[begin STORED DATA]

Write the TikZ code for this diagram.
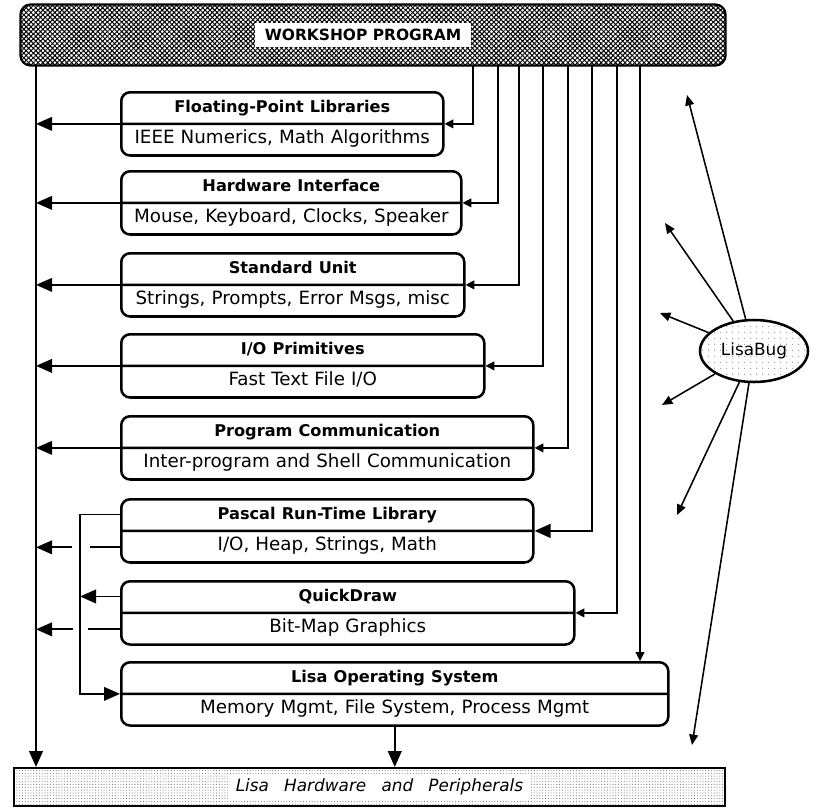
\documentclass[tikz,border=0pt]{standalone}
\usepackage{fontspec}
\setmainfont{DejaVu Sans}
\usetikzlibrary{arrows.meta,calc,shapes.multipart,shapes.geometric,patterns.meta}

\begin{document}
\begin{tikzpicture}[x=0.25mm, y=-0.25mm,
	module/.style={draw, line width=1.8pt, rounded corners=2.2mm, rectangle split, rectangle split parts=2,
		inner xsep=0pt, inner ysep=1mm, align=center, anchor=north west, font=\fontsize{13}{15}\selectfont},
	link/.style={line width=1.3pt},
	feed/.style={line width=0.9pt, -{Triangle[length=2.2mm, width=2.2mm]}},
	bigtip/.style={-{Triangle[length=4mm, width=3.4mm]}},
	bugarrow/.style={line width=1.1pt, -{Triangle[length=2.6mm, width=2.2mm]}}]
	\useasboundingbox (0,0) rectangle (819,807);

	\node [draw, line width=1.6pt, rounded corners=2.5mm, pattern={Hatch[angle=45, distance=2.4pt, line width=0.7pt]},
		minimum width=176.25mm, minimum height=15.25mm, anchor=north west] (wp) at (20,4) {};
	\node [fill=white, inner xsep=2.5mm, inner ysep=1.6mm, font=\bfseries\fontsize{11}{13}\selectfont] (wptext)
		at ([xshift=-2.5mm]wp.center) {WORKSHOP PROGRAM};

	\node [module, text width=80.5mm] (fp) at (120,91) {{\bfseries\fontsize{11.5}{15}\selectfont Floating-Point Libraries}\strut
		\nodepart{two} IEEE Numerics, Math Algorithms\strut};
	\node [module, text width=85mm] (hwi) at (120,170) {{\bfseries\fontsize{11.5}{15}\selectfont Hardware Interface}\strut
		\nodepart{two} Mouse, Keyboard, Clocks, Speaker\strut};
	\node [module, text width=85.75mm] (su) at (120,252) {{\bfseries\fontsize{11.5}{15}\selectfont Standard Unit}\strut
		\nodepart{two} Strings, Prompts, Error Msgs, misc\strut};
	\node [module, text width=90.75mm] (io) at (120,333) {{\bfseries\fontsize{11.5}{15}\selectfont I/O Primitives}\strut
		\nodepart{two} Fast Text File I/O\strut};
	\node [module, text width=103mm] (pc) at (120,415) {{\bfseries\fontsize{11.5}{15}\selectfont Program Communication}\strut
		\nodepart{two} Inter-program and Shell Communication\strut};
	\node [module, text width=103mm] (prt) at (120,498) {{\bfseries\fontsize{11.5}{15}\selectfont Pascal Run-Time Library}\strut
		\nodepart{two} I/O, Heap, Strings, Math\strut};
	\node [module, text width=113.25mm] (qd) at (120,580) {{\bfseries\fontsize{11.5}{15}\selectfont QuickDraw}\strut
		\nodepart{two} Bit-Map Graphics\strut};
	\node [module, text width=136.75mm] (los) at (120,661) {{\bfseries\fontsize{11.5}{15}\selectfont Lisa Operating System}\strut
		\nodepart{two} Memory Mgmt, File System, Process Mgmt\strut};

	\node [draw, line width=1.4pt, pattern={Dots[distance=2pt, radius=0.4pt]}, pattern color=gray,
		minimum width=177.75mm, minimum height=9.5mm, anchor=north west] (lisahw) at (13,767) {};
	\node [fill=white, inner xsep=2mm, inner ysep=1.2mm, font=\itshape\fontsize{12}{14}\selectfont] (lisahwtext)
		at ([xshift=2.5mm]lisahw.center) {Lisa\hspace{0.9em}Hardware\hspace{0.9em}and\hspace{0.9em}Peripherals};

	\node [draw, ellipse, line width=1.8pt, pattern={Dots[distance=4pt, radius=0.4pt]}, pattern color=gray,
		minimum width=27mm, minimum height=15.5mm] (bug) at (754,351) {};
	\node [font=\fontsize{12}{14}\selectfont] at (bug) {LisaBug};

	\coordinate (trunk) at (36,0 |- wp.south);
	\coordinate (prttop) at ($(prt.north west)!.5!(prt.text split west)$);
	\coordinate (prtbot) at ($(prt.text split west)!.5!(prt.south west)$);
	\coordinate (qdtop) at ($(qd.north west)!.5!(qd.text split west)$);
	\coordinate (qdbot) at ($(qd.text split west)!.5!(qd.south west)$);
	\coordinate (bus) at ([xshift=-10mm]prttop);

	\draw [link, line width=1.6pt, bigtip] (trunk) -- (trunk |- lisahw.north);
	\foreach \b in {fp,hwi,su,io,pc}
		\draw [link, bigtip] (\b.text split west) -- (\b.text split west -| trunk);
	\foreach \b/\x in {fp/473,hwi/498,su/519,io/543,pc/568,qd/617}
		\draw [feed] (\x,0 |- wp.south) |- (\b.text split east);
	\draw [link, line width=1.6pt, bigtip] (592,0 |- wp.south) |- (prt.text split east);
	\draw [feed] (640,0 |- wp.south) -- (640,0 |- los.north);

	\draw [link, bigtip] (prttop) -- (bus) |- (los.text split west);
	\draw [link, bigtip] (qdtop) -- (qdtop -| bus);
	\draw [link, bigtip] (prtbot) -- ++(-30,0) ++(-18,0) -- (prtbot -| trunk);
	\draw [link, bigtip] (qdbot) -- ++(-32,0) ++(-15,0) -- (qdbot -| trunk);
	\draw [link, line width=1.6pt, bigtip] (los.south) -- (los.south |- lisahw.north);

	\coordinate (bugtip1) at (687,95);
	\coordinate (bugtip2) at (665,223);
	\coordinate (bugtip3) at (660,313);
	\coordinate (bugtip4) at (662,405);
	\coordinate (bugtip5) at (677,515);
	\coordinate (bugtip6) at (692,745);
	\foreach \n in {1,...,6}
		\draw [bugarrow] (bug) -- (bugtip\n);
\end{tikzpicture}
\end{document}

[end STORED DATA]

Images in the data above are to be skipped. Retype all other material exactly.

▸ **IN RESPONSE**:
Write the TikZ code for this diagram.
\documentclass[tikz,border=0pt]{standalone}
\usepackage{fontspec}
\setmainfont{DejaVu Sans}
\usetikzlibrary{arrows.meta,calc,shapes.multipart,shapes.geometric,patterns.meta}

\begin{document}
\begin{tikzpicture}[x=0.25mm, y=-0.25mm,
	module/.style={draw, line width=1.8pt, rounded corners=2.2mm, rectangle split, rectangle split parts=2,
		inner xsep=0pt, inner ysep=1mm, align=center, anchor=north west, font=\fontsize{13}{15}\selectfont},
	link/.style={line width=1.3pt},
	feed/.style={line width=0.9pt, -{Triangle[length=2.2mm, width=2.2mm]}},
	bigtip/.style={-{Triangle[length=4mm, width=3.4mm]}},
	bugarrow/.style={line width=1.1pt, -{Triangle[length=2.6mm, width=2.2mm]}}]
	\useasboundingbox (0,0) rectangle (819,807);

	\node [draw, line width=1.6pt, rounded corners=2.5mm, pattern={Hatch[angle=45, distance=2.4pt, line width=0.7pt]},
		minimum width=176.25mm, minimum height=15.25mm, anchor=north west] (wp) at (20,4) {};
	\node [fill=white, inner xsep=2.5mm, inner ysep=1.6mm, font=\bfseries\fontsize{11}{13}\selectfont] (wptext)
		at ([xshift=-2.5mm]wp.center) {WORKSHOP PROGRAM};

	\node [module, text width=80.5mm] (fp) at (120,91) {{\bfseries\fontsize{11.5}{15}\selectfont Floating-Point Libraries}\strut
		\nodepart{two} IEEE Numerics, Math Algorithms\strut};
	\node [module, text width=85mm] (hwi) at (120,170) {{\bfseries\fontsize{11.5}{15}\selectfont Hardware Interface}\strut
		\nodepart{two} Mouse, Keyboard, Clocks, Speaker\strut};
	\node [module, text width=85.75mm] (su) at (120,252) {{\bfseries\fontsize{11.5}{15}\selectfont Standard Unit}\strut
		\nodepart{two} Strings, Prompts, Error Msgs, misc\strut};
	\node [module, text width=90.75mm] (io) at (120,333) {{\bfseries\fontsize{11.5}{15}\selectfont I/O Primitives}\strut
		\nodepart{two} Fast Text File I/O\strut};
	\node [module, text width=103mm] (pc) at (120,415) {{\bfseries\fontsize{11.5}{15}\selectfont Program Communication}\strut
		\nodepart{two} Inter-program and Shell Communication\strut};
	\node [module, text width=103mm] (prt) at (120,498) {{\bfseries\fontsize{11.5}{15}\selectfont Pascal Run-Time Library}\strut
		\nodepart{two} I/O, Heap, Strings, Math\strut};
	\node [module, text width=113.25mm] (qd) at (120,580) {{\bfseries\fontsize{11.5}{15}\selectfont QuickDraw}\strut
		\nodepart{two} Bit-Map Graphics\strut};
	\node [module, text width=136.75mm] (los) at (120,661) {{\bfseries\fontsize{11.5}{15}\selectfont Lisa Operating System}\strut
		\nodepart{two} Memory Mgmt, File System, Process Mgmt\strut};

	\node [draw, line width=1.4pt, pattern={Dots[distance=2pt, radius=0.4pt]}, pattern color=gray,
		minimum width=177.75mm, minimum height=9.5mm, anchor=north west] (lisahw) at (13,767) {};
	\node [fill=white, inner xsep=2mm, inner ysep=1.2mm, font=\itshape\fontsize{12}{14}\selectfont] (lisahwtext)
		at ([xshift=2.5mm]lisahw.center) {Lisa\hspace{0.9em}Hardware\hspace{0.9em}and\hspace{0.9em}Peripherals};

	\node [draw, ellipse, line width=1.8pt, pattern={Dots[distance=4pt, radius=0.4pt]}, pattern color=gray,
		minimum width=27mm, minimum height=15.5mm] (bug) at (754,351) {};
	\node [font=\fontsize{12}{14}\selectfont] at (bug) {LisaBug};

	\coordinate (trunk) at (36,0 |- wp.south);
	\coordinate (prttop) at ($(prt.north west)!.5!(prt.text split west)$);
	\coordinate (prtbot) at ($(prt.text split west)!.5!(prt.south west)$);
	\coordinate (qdtop) at ($(qd.north west)!.5!(qd.text split west)$);
	\coordinate (qdbot) at ($(qd.text split west)!.5!(qd.south west)$);
	\coordinate (bus) at ([xshift=-10mm]prttop);

	\draw [link, line width=1.6pt, bigtip] (trunk) -- (trunk |- lisahw.north);
	\foreach \b in {fp,hwi,su,io,pc}
		\draw [link, bigtip] (\b.text split west) -- (\b.text split west -| trunk);
	\foreach \b/\x in {fp/473,hwi/498,su/519,io/543,pc/568,qd/617}
		\draw [feed] (\x,0 |- wp.south) |- (\b.text split east);
	\draw [link, line width=1.6pt, bigtip] (592,0 |- wp.south) |- (prt.text split east);
	\draw [feed] (640,0 |- wp.south) -- (640,0 |- los.north);

	\draw [link, bigtip] (prttop) -- (bus) |- (los.text split west);
	\draw [link, bigtip] (qdtop) -- (qdtop -| bus);
	\draw [link, bigtip] (prtbot) -- ++(-30,0) ++(-18,0) -- (prtbot -| trunk);
	\draw [link, bigtip] (qdbot) -- ++(-32,0) ++(-15,0) -- (qdbot -| trunk);
	\draw [link, line width=1.6pt, bigtip] (los.south) -- (los.south |- lisahw.north);

	\coordinate (bugtip1) at (687,95);
	\coordinate (bugtip2) at (665,223);
	\coordinate (bugtip3) at (660,313);
	\coordinate (bugtip4) at (662,405);
	\coordinate (bugtip5) at (677,515);
	\coordinate (bugtip6) at (692,745);
	\foreach \n in {1,...,6}
		\draw [bugarrow] (bug) -- (bugtip\n);
\end{tikzpicture}
\end{document}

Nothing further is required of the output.